● **What is needed**: Quote every line of the data below as it stands, omitting pictures.

● **Data**:
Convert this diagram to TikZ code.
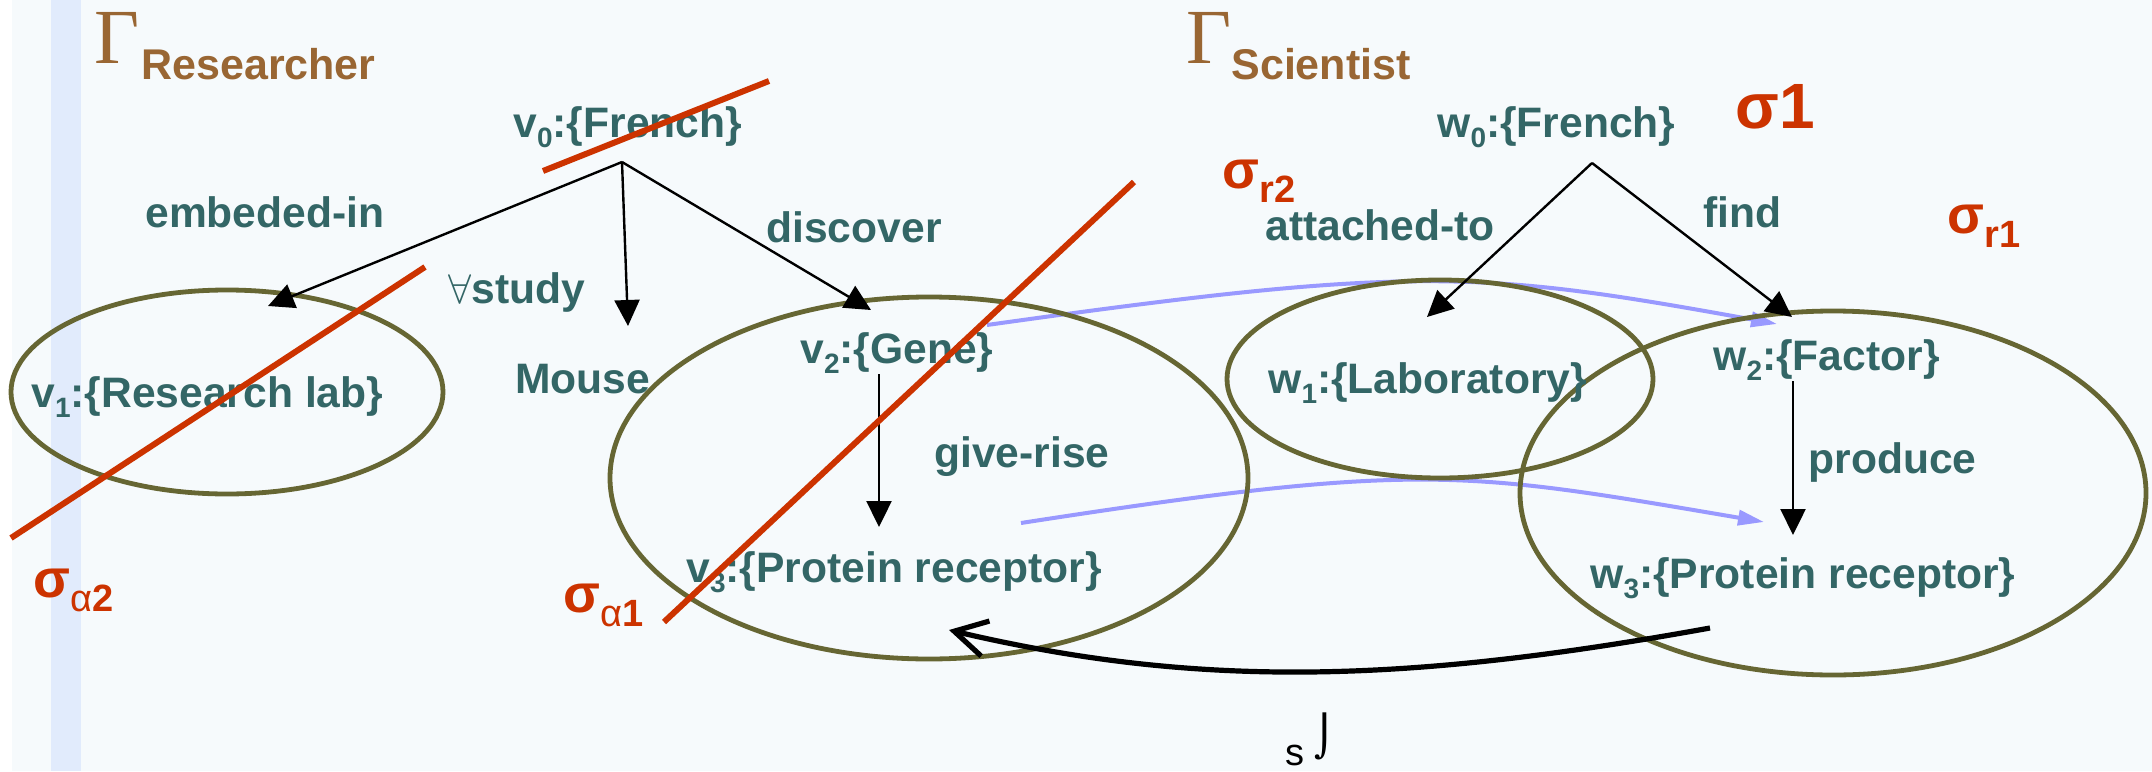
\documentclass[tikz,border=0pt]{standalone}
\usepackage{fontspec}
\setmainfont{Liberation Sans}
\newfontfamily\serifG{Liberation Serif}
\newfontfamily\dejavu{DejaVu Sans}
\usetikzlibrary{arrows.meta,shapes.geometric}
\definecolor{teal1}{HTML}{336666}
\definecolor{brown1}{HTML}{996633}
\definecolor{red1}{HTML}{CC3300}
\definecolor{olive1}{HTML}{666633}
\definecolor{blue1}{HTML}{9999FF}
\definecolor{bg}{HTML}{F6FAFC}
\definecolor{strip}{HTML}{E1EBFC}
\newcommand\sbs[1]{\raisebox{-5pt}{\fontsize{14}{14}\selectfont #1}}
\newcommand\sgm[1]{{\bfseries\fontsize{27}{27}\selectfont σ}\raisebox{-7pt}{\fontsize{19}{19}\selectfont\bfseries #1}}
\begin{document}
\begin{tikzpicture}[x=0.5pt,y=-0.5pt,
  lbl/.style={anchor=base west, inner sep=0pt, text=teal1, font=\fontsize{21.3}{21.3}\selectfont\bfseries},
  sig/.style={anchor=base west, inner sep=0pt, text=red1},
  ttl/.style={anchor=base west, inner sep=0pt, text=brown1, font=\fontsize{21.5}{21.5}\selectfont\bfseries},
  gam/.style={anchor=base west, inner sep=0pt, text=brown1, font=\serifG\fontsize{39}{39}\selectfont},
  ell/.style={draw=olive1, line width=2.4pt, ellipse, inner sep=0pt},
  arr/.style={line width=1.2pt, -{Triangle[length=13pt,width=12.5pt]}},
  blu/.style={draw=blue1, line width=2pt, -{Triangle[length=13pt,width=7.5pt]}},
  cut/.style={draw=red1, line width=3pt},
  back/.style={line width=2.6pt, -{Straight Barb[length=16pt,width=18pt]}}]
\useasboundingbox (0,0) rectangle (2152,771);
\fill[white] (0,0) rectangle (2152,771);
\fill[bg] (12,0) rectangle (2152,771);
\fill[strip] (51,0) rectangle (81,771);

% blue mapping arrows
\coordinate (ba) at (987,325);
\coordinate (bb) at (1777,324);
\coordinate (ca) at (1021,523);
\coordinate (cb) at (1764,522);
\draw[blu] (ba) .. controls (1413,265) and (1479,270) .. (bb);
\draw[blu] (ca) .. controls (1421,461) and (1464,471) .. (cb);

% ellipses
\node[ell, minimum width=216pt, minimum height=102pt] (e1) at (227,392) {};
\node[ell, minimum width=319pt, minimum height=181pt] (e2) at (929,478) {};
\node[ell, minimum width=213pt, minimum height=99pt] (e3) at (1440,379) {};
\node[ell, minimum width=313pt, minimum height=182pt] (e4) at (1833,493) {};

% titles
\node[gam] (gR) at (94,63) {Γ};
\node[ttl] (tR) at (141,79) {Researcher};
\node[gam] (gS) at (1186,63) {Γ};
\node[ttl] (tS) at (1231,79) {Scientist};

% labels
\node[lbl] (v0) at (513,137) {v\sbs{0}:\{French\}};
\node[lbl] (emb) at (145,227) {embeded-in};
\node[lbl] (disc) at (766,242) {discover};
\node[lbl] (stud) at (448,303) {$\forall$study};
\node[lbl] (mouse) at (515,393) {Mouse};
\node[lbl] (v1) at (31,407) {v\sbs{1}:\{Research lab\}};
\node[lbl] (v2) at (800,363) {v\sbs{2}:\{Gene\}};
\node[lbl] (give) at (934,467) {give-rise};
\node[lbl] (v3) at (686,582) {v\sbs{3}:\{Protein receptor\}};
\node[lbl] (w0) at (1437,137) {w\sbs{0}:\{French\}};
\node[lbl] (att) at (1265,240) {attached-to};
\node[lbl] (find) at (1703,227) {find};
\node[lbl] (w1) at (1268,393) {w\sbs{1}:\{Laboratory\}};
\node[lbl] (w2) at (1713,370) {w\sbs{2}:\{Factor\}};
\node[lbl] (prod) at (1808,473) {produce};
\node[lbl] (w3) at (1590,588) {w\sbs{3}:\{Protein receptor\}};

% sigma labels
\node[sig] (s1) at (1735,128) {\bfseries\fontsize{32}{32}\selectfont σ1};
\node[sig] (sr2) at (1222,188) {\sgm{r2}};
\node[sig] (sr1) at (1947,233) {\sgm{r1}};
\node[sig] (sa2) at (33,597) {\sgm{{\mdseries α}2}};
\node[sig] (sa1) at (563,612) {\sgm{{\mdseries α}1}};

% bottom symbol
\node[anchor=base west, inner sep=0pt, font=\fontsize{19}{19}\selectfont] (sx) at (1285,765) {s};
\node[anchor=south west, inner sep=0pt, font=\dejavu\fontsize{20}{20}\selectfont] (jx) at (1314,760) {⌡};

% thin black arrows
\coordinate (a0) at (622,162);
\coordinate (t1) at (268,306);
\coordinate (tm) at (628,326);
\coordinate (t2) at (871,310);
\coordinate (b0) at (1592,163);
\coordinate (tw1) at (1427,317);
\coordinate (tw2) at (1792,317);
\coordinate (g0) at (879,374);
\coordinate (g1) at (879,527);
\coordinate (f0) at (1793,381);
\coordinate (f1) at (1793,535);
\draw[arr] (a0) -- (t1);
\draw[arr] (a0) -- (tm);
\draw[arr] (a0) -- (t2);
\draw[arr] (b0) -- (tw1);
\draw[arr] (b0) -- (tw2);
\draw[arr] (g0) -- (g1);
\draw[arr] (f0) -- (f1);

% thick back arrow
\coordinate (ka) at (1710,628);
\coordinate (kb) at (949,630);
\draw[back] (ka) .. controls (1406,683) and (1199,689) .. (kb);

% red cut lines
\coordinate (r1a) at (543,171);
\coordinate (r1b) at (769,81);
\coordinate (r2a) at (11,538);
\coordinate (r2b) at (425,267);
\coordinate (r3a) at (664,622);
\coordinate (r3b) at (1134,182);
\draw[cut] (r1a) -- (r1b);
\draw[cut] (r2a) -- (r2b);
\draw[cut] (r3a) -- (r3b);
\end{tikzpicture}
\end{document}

● **Written solution**:
Convert this diagram to TikZ code.
\documentclass[tikz,border=0pt]{standalone}
\usepackage{fontspec}
\setmainfont{Liberation Sans}
\newfontfamily\serifG{Liberation Serif}
\newfontfamily\dejavu{DejaVu Sans}
\usetikzlibrary{arrows.meta,shapes.geometric}
\definecolor{teal1}{HTML}{336666}
\definecolor{brown1}{HTML}{996633}
\definecolor{red1}{HTML}{CC3300}
\definecolor{olive1}{HTML}{666633}
\definecolor{blue1}{HTML}{9999FF}
\definecolor{bg}{HTML}{F6FAFC}
\definecolor{strip}{HTML}{E1EBFC}
\newcommand\sbs[1]{\raisebox{-5pt}{\fontsize{14}{14}\selectfont #1}}
\newcommand\sgm[1]{{\bfseries\fontsize{27}{27}\selectfont σ}\raisebox{-7pt}{\fontsize{19}{19}\selectfont\bfseries #1}}
\begin{document}
\begin{tikzpicture}[x=0.5pt,y=-0.5pt,
  lbl/.style={anchor=base west, inner sep=0pt, text=teal1, font=\fontsize{21.3}{21.3}\selectfont\bfseries},
  sig/.style={anchor=base west, inner sep=0pt, text=red1},
  ttl/.style={anchor=base west, inner sep=0pt, text=brown1, font=\fontsize{21.5}{21.5}\selectfont\bfseries},
  gam/.style={anchor=base west, inner sep=0pt, text=brown1, font=\serifG\fontsize{39}{39}\selectfont},
  ell/.style={draw=olive1, line width=2.4pt, ellipse, inner sep=0pt},
  arr/.style={line width=1.2pt, -{Triangle[length=13pt,width=12.5pt]}},
  blu/.style={draw=blue1, line width=2pt, -{Triangle[length=13pt,width=7.5pt]}},
  cut/.style={draw=red1, line width=3pt},
  back/.style={line width=2.6pt, -{Straight Barb[length=16pt,width=18pt]}}]
\useasboundingbox (0,0) rectangle (2152,771);
\fill[white] (0,0) rectangle (2152,771);
\fill[bg] (12,0) rectangle (2152,771);
\fill[strip] (51,0) rectangle (81,771);

% blue mapping arrows
\coordinate (ba) at (987,325);
\coordinate (bb) at (1777,324);
\coordinate (ca) at (1021,523);
\coordinate (cb) at (1764,522);
\draw[blu] (ba) .. controls (1413,265) and (1479,270) .. (bb);
\draw[blu] (ca) .. controls (1421,461) and (1464,471) .. (cb);

% ellipses
\node[ell, minimum width=216pt, minimum height=102pt] (e1) at (227,392) {};
\node[ell, minimum width=319pt, minimum height=181pt] (e2) at (929,478) {};
\node[ell, minimum width=213pt, minimum height=99pt] (e3) at (1440,379) {};
\node[ell, minimum width=313pt, minimum height=182pt] (e4) at (1833,493) {};

% titles
\node[gam] (gR) at (94,63) {Γ};
\node[ttl] (tR) at (141,79) {Researcher};
\node[gam] (gS) at (1186,63) {Γ};
\node[ttl] (tS) at (1231,79) {Scientist};

% labels
\node[lbl] (v0) at (513,137) {v\sbs{0}:\{French\}};
\node[lbl] (emb) at (145,227) {embeded-in};
\node[lbl] (disc) at (766,242) {discover};
\node[lbl] (stud) at (448,303) {$\forall$study};
\node[lbl] (mouse) at (515,393) {Mouse};
\node[lbl] (v1) at (31,407) {v\sbs{1}:\{Research lab\}};
\node[lbl] (v2) at (800,363) {v\sbs{2}:\{Gene\}};
\node[lbl] (give) at (934,467) {give-rise};
\node[lbl] (v3) at (686,582) {v\sbs{3}:\{Protein receptor\}};
\node[lbl] (w0) at (1437,137) {w\sbs{0}:\{French\}};
\node[lbl] (att) at (1265,240) {attached-to};
\node[lbl] (find) at (1703,227) {find};
\node[lbl] (w1) at (1268,393) {w\sbs{1}:\{Laboratory\}};
\node[lbl] (w2) at (1713,370) {w\sbs{2}:\{Factor\}};
\node[lbl] (prod) at (1808,473) {produce};
\node[lbl] (w3) at (1590,588) {w\sbs{3}:\{Protein receptor\}};

% sigma labels
\node[sig] (s1) at (1735,128) {\bfseries\fontsize{32}{32}\selectfont σ1};
\node[sig] (sr2) at (1222,188) {\sgm{r2}};
\node[sig] (sr1) at (1947,233) {\sgm{r1}};
\node[sig] (sa2) at (33,597) {\sgm{{\mdseries α}2}};
\node[sig] (sa1) at (563,612) {\sgm{{\mdseries α}1}};

% bottom symbol
\node[anchor=base west, inner sep=0pt, font=\fontsize{19}{19}\selectfont] (sx) at (1285,765) {s};
\node[anchor=south west, inner sep=0pt, font=\dejavu\fontsize{20}{20}\selectfont] (jx) at (1314,760) {⌡};

% thin black arrows
\coordinate (a0) at (622,162);
\coordinate (t1) at (268,306);
\coordinate (tm) at (628,326);
\coordinate (t2) at (871,310);
\coordinate (b0) at (1592,163);
\coordinate (tw1) at (1427,317);
\coordinate (tw2) at (1792,317);
\coordinate (g0) at (879,374);
\coordinate (g1) at (879,527);
\coordinate (f0) at (1793,381);
\coordinate (f1) at (1793,535);
\draw[arr] (a0) -- (t1);
\draw[arr] (a0) -- (tm);
\draw[arr] (a0) -- (t2);
\draw[arr] (b0) -- (tw1);
\draw[arr] (b0) -- (tw2);
\draw[arr] (g0) -- (g1);
\draw[arr] (f0) -- (f1);

% thick back arrow
\coordinate (ka) at (1710,628);
\coordinate (kb) at (949,630);
\draw[back] (ka) .. controls (1406,683) and (1199,689) .. (kb);

% red cut lines
\coordinate (r1a) at (543,171);
\coordinate (r1b) at (769,81);
\coordinate (r2a) at (11,538);
\coordinate (r2b) at (425,267);
\coordinate (r3a) at (664,622);
\coordinate (r3b) at (1134,182);
\draw[cut] (r1a) -- (r1b);
\draw[cut] (r2a) -- (r2b);
\draw[cut] (r3a) -- (r3b);
\end{tikzpicture}
\end{document}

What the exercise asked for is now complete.